Black Coffee was favourably received, and in April of the following year transferred to the West End, where it had a successful run of several months at the St Martin’s Theatre (where a later Christie play, The Mousetrap, began a much longer run in 1952). In 1930, Poirot had been played by a popular actor of the time, Francis L. Sullivan, with John Boxer as his associate Captain Hastings; Joyce Bland played Lucia Amory, and Shakespearian actor Donald Wolfit was Dr Carelli. In the West End production, Francis L. Sullivan was still Poirot, but Hastings was now played by Roland Culver, and Dr Carelli by Dino Galvani.
Some months later, Black Coffee was filmed in England at the Twickenham Studios, directed by Leslie Hiscott and starring Austin Trevor, who had already played Poirot in the film version of Alibi. The play remained a favourite with repertory companies for some years, and in 1956 Charles Osborne, then earning his living as a young actor, found himself playing Dr Carelli in Black Coffee in a summer season at Tunbridge Wells.
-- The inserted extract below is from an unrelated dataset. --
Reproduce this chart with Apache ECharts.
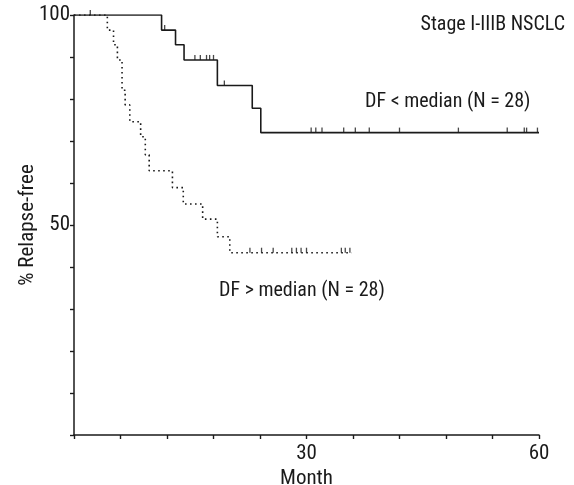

Nearly forty years later, after he had in the intervening years not only become a world authority on opera but had also written a splendid book entitled The Life and Crimes of Agatha Christie, Osborne remembered the play. He suggested to Agatha Christie Limited (who control the copyright of her works) that, twenty years after the author’s death, it would be marvellous to give the world a new Agatha Christie crime novel. We agreed enthusiastically, and the result is this Hercule Poirot murder mystery, which to me reads like authentic, vintage Christie. I feel sure Agatha would be proud to have written it.